## Requirement
Make an exact copy of all the material below, apart from the pictures.

## Stored data
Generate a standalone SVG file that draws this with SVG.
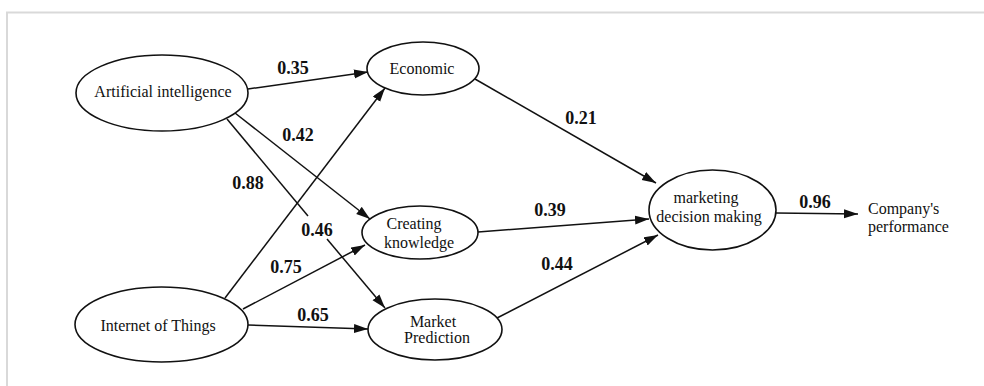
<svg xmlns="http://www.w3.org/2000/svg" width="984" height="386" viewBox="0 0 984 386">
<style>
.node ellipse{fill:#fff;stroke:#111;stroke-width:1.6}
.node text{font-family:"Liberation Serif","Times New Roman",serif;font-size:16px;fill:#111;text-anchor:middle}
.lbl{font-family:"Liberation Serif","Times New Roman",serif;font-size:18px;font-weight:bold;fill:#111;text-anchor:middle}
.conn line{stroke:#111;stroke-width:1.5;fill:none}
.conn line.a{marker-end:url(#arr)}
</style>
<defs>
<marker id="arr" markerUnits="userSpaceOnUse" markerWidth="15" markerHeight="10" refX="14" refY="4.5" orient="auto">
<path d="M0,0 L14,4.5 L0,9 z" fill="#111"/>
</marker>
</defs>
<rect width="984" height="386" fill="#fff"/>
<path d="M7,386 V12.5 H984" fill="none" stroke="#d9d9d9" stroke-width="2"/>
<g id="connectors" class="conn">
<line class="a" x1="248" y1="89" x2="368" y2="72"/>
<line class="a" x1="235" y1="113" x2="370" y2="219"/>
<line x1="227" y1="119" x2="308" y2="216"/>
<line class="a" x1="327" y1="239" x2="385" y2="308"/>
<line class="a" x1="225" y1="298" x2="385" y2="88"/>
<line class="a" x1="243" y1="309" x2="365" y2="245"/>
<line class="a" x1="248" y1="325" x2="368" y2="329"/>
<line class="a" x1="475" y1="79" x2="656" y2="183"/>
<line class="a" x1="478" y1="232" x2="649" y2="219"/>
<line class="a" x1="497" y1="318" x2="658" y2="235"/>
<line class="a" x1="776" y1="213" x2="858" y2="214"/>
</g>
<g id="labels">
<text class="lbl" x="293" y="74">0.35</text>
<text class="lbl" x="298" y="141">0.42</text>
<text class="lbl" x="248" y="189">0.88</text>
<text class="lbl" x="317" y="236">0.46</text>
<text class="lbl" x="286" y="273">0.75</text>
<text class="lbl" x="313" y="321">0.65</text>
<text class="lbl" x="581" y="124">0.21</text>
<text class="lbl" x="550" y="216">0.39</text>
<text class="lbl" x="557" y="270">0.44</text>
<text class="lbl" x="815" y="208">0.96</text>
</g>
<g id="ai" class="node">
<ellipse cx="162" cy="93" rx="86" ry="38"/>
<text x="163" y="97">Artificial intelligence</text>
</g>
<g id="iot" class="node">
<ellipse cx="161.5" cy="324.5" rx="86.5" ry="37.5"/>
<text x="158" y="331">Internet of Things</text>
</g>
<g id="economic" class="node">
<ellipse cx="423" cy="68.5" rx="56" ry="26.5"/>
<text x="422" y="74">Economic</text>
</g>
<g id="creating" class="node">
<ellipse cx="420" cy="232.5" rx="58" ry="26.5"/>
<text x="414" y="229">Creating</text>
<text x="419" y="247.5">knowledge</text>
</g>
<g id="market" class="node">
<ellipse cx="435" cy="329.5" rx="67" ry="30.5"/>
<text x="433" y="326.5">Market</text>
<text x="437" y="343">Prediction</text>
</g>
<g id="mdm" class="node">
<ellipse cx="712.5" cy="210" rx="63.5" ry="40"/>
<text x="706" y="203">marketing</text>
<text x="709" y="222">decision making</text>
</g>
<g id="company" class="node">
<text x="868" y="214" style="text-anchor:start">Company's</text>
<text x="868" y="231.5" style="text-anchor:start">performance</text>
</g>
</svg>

## The response
Generate a standalone SVG file that draws this with SVG.
<svg xmlns="http://www.w3.org/2000/svg" width="984" height="386" viewBox="0 0 984 386">
<style>
.node ellipse{fill:#fff;stroke:#111;stroke-width:1.6}
.node text{font-family:"Liberation Serif","Times New Roman",serif;font-size:16px;fill:#111;text-anchor:middle}
.lbl{font-family:"Liberation Serif","Times New Roman",serif;font-size:18px;font-weight:bold;fill:#111;text-anchor:middle}
.conn line{stroke:#111;stroke-width:1.5;fill:none}
.conn line.a{marker-end:url(#arr)}
</style>
<defs>
<marker id="arr" markerUnits="userSpaceOnUse" markerWidth="15" markerHeight="10" refX="14" refY="4.5" orient="auto">
<path d="M0,0 L14,4.5 L0,9 z" fill="#111"/>
</marker>
</defs>
<rect width="984" height="386" fill="#fff"/>
<path d="M7,386 V12.5 H984" fill="none" stroke="#d9d9d9" stroke-width="2"/>
<g id="connectors" class="conn">
<line class="a" x1="248" y1="89" x2="368" y2="72"/>
<line class="a" x1="235" y1="113" x2="370" y2="219"/>
<line x1="227" y1="119" x2="308" y2="216"/>
<line class="a" x1="327" y1="239" x2="385" y2="308"/>
<line class="a" x1="225" y1="298" x2="385" y2="88"/>
<line class="a" x1="243" y1="309" x2="365" y2="245"/>
<line class="a" x1="248" y1="325" x2="368" y2="329"/>
<line class="a" x1="475" y1="79" x2="656" y2="183"/>
<line class="a" x1="478" y1="232" x2="649" y2="219"/>
<line class="a" x1="497" y1="318" x2="658" y2="235"/>
<line class="a" x1="776" y1="213" x2="858" y2="214"/>
</g>
<g id="labels">
<text class="lbl" x="293" y="74">0.35</text>
<text class="lbl" x="298" y="141">0.42</text>
<text class="lbl" x="248" y="189">0.88</text>
<text class="lbl" x="317" y="236">0.46</text>
<text class="lbl" x="286" y="273">0.75</text>
<text class="lbl" x="313" y="321">0.65</text>
<text class="lbl" x="581" y="124">0.21</text>
<text class="lbl" x="550" y="216">0.39</text>
<text class="lbl" x="557" y="270">0.44</text>
<text class="lbl" x="815" y="208">0.96</text>
</g>
<g id="ai" class="node">
<ellipse cx="162" cy="93" rx="86" ry="38"/>
<text x="163" y="97">Artificial intelligence</text>
</g>
<g id="iot" class="node">
<ellipse cx="161.5" cy="324.5" rx="86.5" ry="37.5"/>
<text x="158" y="331">Internet of Things</text>
</g>
<g id="economic" class="node">
<ellipse cx="423" cy="68.5" rx="56" ry="26.5"/>
<text x="422" y="74">Economic</text>
</g>
<g id="creating" class="node">
<ellipse cx="420" cy="232.5" rx="58" ry="26.5"/>
<text x="414" y="229">Creating</text>
<text x="419" y="247.5">knowledge</text>
</g>
<g id="market" class="node">
<ellipse cx="435" cy="329.5" rx="67" ry="30.5"/>
<text x="433" y="326.5">Market</text>
<text x="437" y="343">Prediction</text>
</g>
<g id="mdm" class="node">
<ellipse cx="712.5" cy="210" rx="63.5" ry="40"/>
<text x="706" y="203">marketing</text>
<text x="709" y="222">decision making</text>
</g>
<g id="company" class="node">
<text x="868" y="214" style="text-anchor:start">Company's</text>
<text x="868" y="231.5" style="text-anchor:start">performance</text>
</g>
</svg>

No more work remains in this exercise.